Question

The end product formed in the disintegration of $^{222}_{88}$ Ra is:
A) $^{204}_{81}$ Tl
B) $^{206}_{82}$ Pb
C) $^{222}_{86}$ Rn
D) $^{207}_{83}$ Bi

Answer 1

Hint: The end product formation in the disintegration is based on the radioactive decay. The disintegration can occur through alpha decay, beta decay, and gamma decay. Identify the decay in Radium with the atomic number 88; and the end product could be known.

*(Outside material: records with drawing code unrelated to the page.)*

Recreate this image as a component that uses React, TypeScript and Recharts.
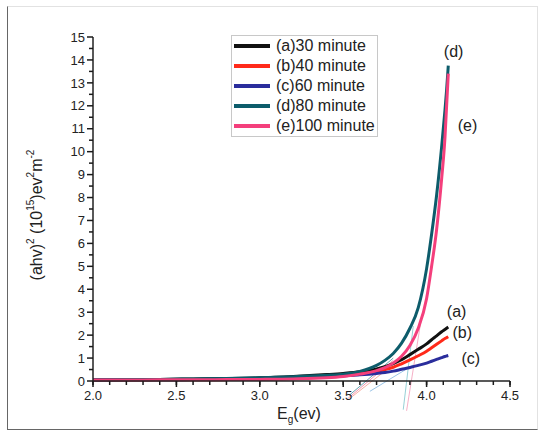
import React from "react";
import { LineChart, Line, XAxis, YAxis, Legend, ReferenceDot, ReferenceLine } from "recharts";

// photon energy (eV)
const energy = [2.0, 2.2, 2.4, 2.6, 2.8, 3.0, 3.2, 3.4, 3.5, 3.6, 3.7, 3.75, 3.8, 3.85, 3.9, 3.95, 4.0, 4.03, 4.06, 4.09, 4.11, 4.12, 4.13];

// (ahv)^2 in 10^15 ev^2 m^-2
const min30 = [0.05, 0.06, 0.07, 0.09, 0.11, 0.14, 0.2, 0.28, 0.33, 0.4, 0.52, 0.62, 0.76, 0.93, 1.15, 1.38, 1.62, 1.8, 1.97, 2.15, 2.25, 2.3, 2.35];
const min40 = [0.04, 0.04, 0.05, 0.05, 0.06, 0.08, 0.12, 0.18, 0.23, 0.3, 0.42, 0.5, 0.6, 0.75, 0.92, 1.1, 1.3, 1.45, 1.6, 1.75, 1.85, 1.89, 1.93];
const min60 = [0.04, 0.05, 0.05, 0.06, 0.07, 0.09, 0.13, 0.19, 0.23, 0.27, 0.33, 0.37, 0.43, 0.51, 0.59, 0.68, 0.78, 0.86, 0.94, 1.02, 1.07, 1.09, 1.11];
const min80 = [0.05, 0.06, 0.07, 0.09, 0.11, 0.14, 0.19, 0.25, 0.3, 0.42, 0.68, 0.9, 1.2, 1.65, 2.3, 3.2, 4.9, 6.4, 8.1, 10.2, 11.8, 12.7, 13.75];
const min100 = [0.04, 0.04, 0.05, 0.05, 0.06, 0.07, 0.09, 0.14, 0.2, 0.3, 0.45, 0.58, 0.78, 1.08, 1.55, 2.3, 3.6, 5.0, 6.6, 8.8, 10.6, 12.0, 13.4];

const seriesNames = ["(a)30 minute", "(b)40 minute", "(c)60 minute", "(d)80 minute", "(e)100 minute"];
const seriesColors = ["#111111", "#ff2a1a", "#2a2d9c", "#0d5c6b", "#f43f7c"];

const xMajor = [2.0, 2.5, 3.0, 3.5, 4.0, 4.5];
const yMajor = [0, 1, 2, 3, 4, 5, 6, 7, 8, 9, 10, 11, 12, 13, 14, 15];
const xTicks = Array.from({ length: 26 }, (_, i) => +(2 + i * 0.1).toFixed(1));
const yTicks = Array.from({ length: 31 }, (_, i) => i * 0.5);

// extrapolation (tangent) lines, in data units
const tangents = [
  { from: [3.54, -0.6], to: [3.8, 1.0], color: "#3d8c9a" },
  { from: [3.53, -0.75], to: [3.8, 0.9], color: "#f27a98" },
  { from: [3.55, -0.7], to: [3.78, 0.6], color: "#f59a8a" },
  { from: [3.66, -0.45], to: [3.92, 0.7], color: "#7fb4e0" },
  { from: [3.86, -1.25], to: [3.92, 2.4], color: "#7cc4cc" },
  { from: [3.88, -1.3], to: [3.97, 2.8], color: "#f39ab8" },
];

// curve tags
const tags = [
  { text: "(d)", x: 4.162, y: 14.37 },
  { text: "(e)", x: 4.245, y: 11.13 },
  { text: "(a)", x: 4.18, y: 3.04 },
  { text: "(b)", x: 4.214, y: 2.13 },
  { text: "(c)", x: 4.265, y: 0.98 },
];

const data = energy.map((e, i) => ({
  e,
  a: min30[i],
  b: min40[i],
  c: min60[i],
  d: min80[i],
  e2: min100[i],
}));
const dataKeys = ["a", "b", "c", "d", "e2"];

const FONT = "'Liberation Sans', Arial, sans-serif";

// label sits tickSize + tickMargin (10px) below the axis line; built-in tick lines draw the minor marks
const XTick = (props: any) => {
  const { x, y, payload } = props;
  const v = payload.value;
  const major = xMajor.some((m) => Math.abs(m - v) < 1e-6);
  if (!major) return <g />;
  const ay = y - 10;
  return (
    <g>
      <line x1={x} x2={x} y1={ay} y2={ay + 6} stroke="#1a1a1a" strokeWidth={1.5} />
      <text x={x} y={y} dy="0.71em" textAnchor="middle" fontSize={13} fontFamily={FONT} fill="#222">
        {v.toFixed(1)}
      </text>
    </g>
  );
};

const YTick = (props: any) => {
  const { x, y, payload } = props;
  const v = payload.value;
  const major = yMajor.includes(v);
  const ax = x + 8;
  return (
    <g>
      <line x1={ax - (major ? 6 : 4)} x2={ax} y1={y} y2={y} stroke="#1a1a1a" strokeWidth={1.5} />
      {major && (
        <text x={x} y={y} dy="0.36em" textAnchor="end" fontSize={13} fontFamily={FONT} fill="#222">
          {v}
        </text>
      )}
    </g>
  );
};

const LegendBox = (props: any) => {
  const { payload } = props;
  return (
    <div style={{ border: "1px solid #c8c8c8", background: "#fff", width: 145, fontFamily: FONT, fontSize: 16 }}>
      {payload.map((p: any) => (
        <div key={p.value} style={{ display: "flex", alignItems: "center", height: 20 }}>
          <span style={{ display: "inline-block", width: 36, height: 4, background: p.color, marginLeft: 2, marginRight: 6 }} />
          <span style={{ color: "#222", whiteSpace: "nowrap" }}>{p.value}</span>
        </div>
      ))}
    </div>
  );
};

const YTitle = () => {
  const cx = 36;
  const cy = 215;
  return (
    <text x={cx} y={cy} transform={`rotate(-90 ${cx} ${cy})`} textAnchor="middle" dominantBaseline="central" fontSize={16} fontFamily={FONT} fill="#222">
      (ahv)<tspan dy={-6} fontSize={10}>2</tspan>
      <tspan dy={6}> (10</tspan>
      <tspan dy={-6} fontSize={10}>15</tspan>
      <tspan dy={6}>)ev</tspan>
      <tspan dy={-6} fontSize={10}>2</tspan>
      <tspan dy={6}>m</tspan>
      <tspan dy={-6} fontSize={10}>-2</tspan>
    </text>
  );
};

const XTitle = () => (
  <text x={299} y={419} textAnchor="middle" fontSize={16} fontFamily={FONT} fill="#222">
    E<tspan dy={4} fontSize={10}>g</tspan>
    <tspan dy={-4}>(ev)</tspan>
  </text>
);

const App = () => {
  return (
    <div style={{ position: "absolute", left: 0, top: 0, width: 541, height: 432, background: "#fff" }}>
      <div
        style={{
          position: "absolute",
          left: 7,
          top: 6,
          width: 531,
          height: 424,
          borderLeft: "1.5px solid #666",
          borderBottom: "1.5px solid #666",
          borderTop: "1px solid #e2e2e2",
          borderRight: "1px solid #e2e2e2",
          boxSizing: "border-box",
        }}
      />
      <LineChart width={541} height={432} data={data} margin={{ top: 37, right: 31, left: 33, bottom: 20 }}>
        <XAxis
          dataKey="e"
          type="number"
          domain={[2, 4.5]}
          ticks={xTicks}
          interval={0}
          tickLine={{ stroke: "#1a1a1a", strokeWidth: 1.5 }}
          tickSize={4}
          tickMargin={6}
          tick={<XTick />}
          stroke="#222"
          strokeWidth={1.5}
          height={31}
          label={<XTitle />}
        />
        <YAxis
          type="number"
          domain={[0, 15]}
          ticks={yTicks}
          interval={0}
          tickLine={false}
          tickSize={5}
          tickMargin={3}
          tick={<YTick />}
          stroke="#222"
          strokeWidth={1.5}
          width={60}
          label={<YTitle />}
        />
        <Legend
          layout="horizontal"
          verticalAlign="middle"
          align="center"
          content={<LegendBox />}
          wrapperStyle={{ position: "absolute", left: 231, top: 35, width: 147 }}
        />
        {tangents.map((t, i) => (
          <ReferenceLine
            key={`t${i}`}
            segment={[
              { x: t.from[0], y: t.from[1] },
              { x: t.to[0], y: t.to[1] },
            ]}
            stroke={t.color}
            strokeWidth={0.8}
            ifOverflow="visible"
          />
        ))}
        {dataKeys.map((k, i) => (
          <Line
            key={k}
            type="monotone"
            dataKey={k}
            name={seriesNames[i]}
            stroke={seriesColors[i]}
            strokeWidth={3}
            dot={false}
            activeDot={false}
            isAnimationActive={false}
          />
        ))}
        {tags.map((t) => (
          <ReferenceDot
            key={t.text}
            x={t.x}
            y={t.y}
            r={0}
            ifOverflow="visible"
            label={{ value: t.text, position: "center", fontSize: 16, fontFamily: FONT, fill: "#222" }}
          />
        ))}
      </LineChart>
    </div>
  );
};

export default App;
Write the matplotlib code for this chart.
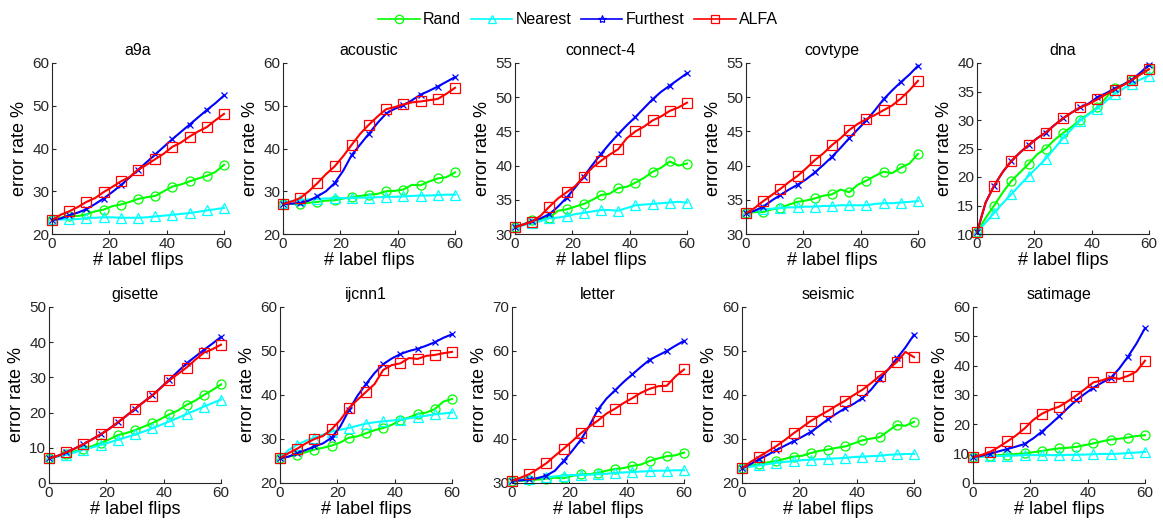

Complete step by step answer:
*First, let us discuss the types of radioactive decay i.e. alpha, beta, and gamma decay.
*First, we will know about the alpha decay. When a nucleus emits an alpha particle, in consideration with the nucleus of helium as an alpha particle. There are two protons, and two neutrons.
*If we talk about the beta particle, it is considered to be a positron, or an electron, there is an increase in proton number.
*Now, talking about the gamma decay, the photon will be emitted.
*If we see the disintegration of a given element $^{222}_{88}$ Ra, then it will show the alpha, and beta decay.
*It means the emission of helium nucleus, as well as an electron (beta particle).
*The reaction can be represented as:
$^{222}_{88}$ Ra $\rightarrow$ $^{206}_{82}$ Pb + 4 $^{4}_{2}$ He + 2 ($^{0}_{-1}$ $\beta$)
*So, we can say that this is the balanced disintegration equation of radium with the atomic number 88, and it leads to the formation of element lead with the atomic number 82.
*In the last, we can conclude that the correct option is (B).

Note: Don’t get confused while identifying the end product in this disintegration. Here, we have considered the both decays, because in consideration with the single decay, we cannot attain the elements in the given option. Thus, we attained the lead element in consideration with both the decays.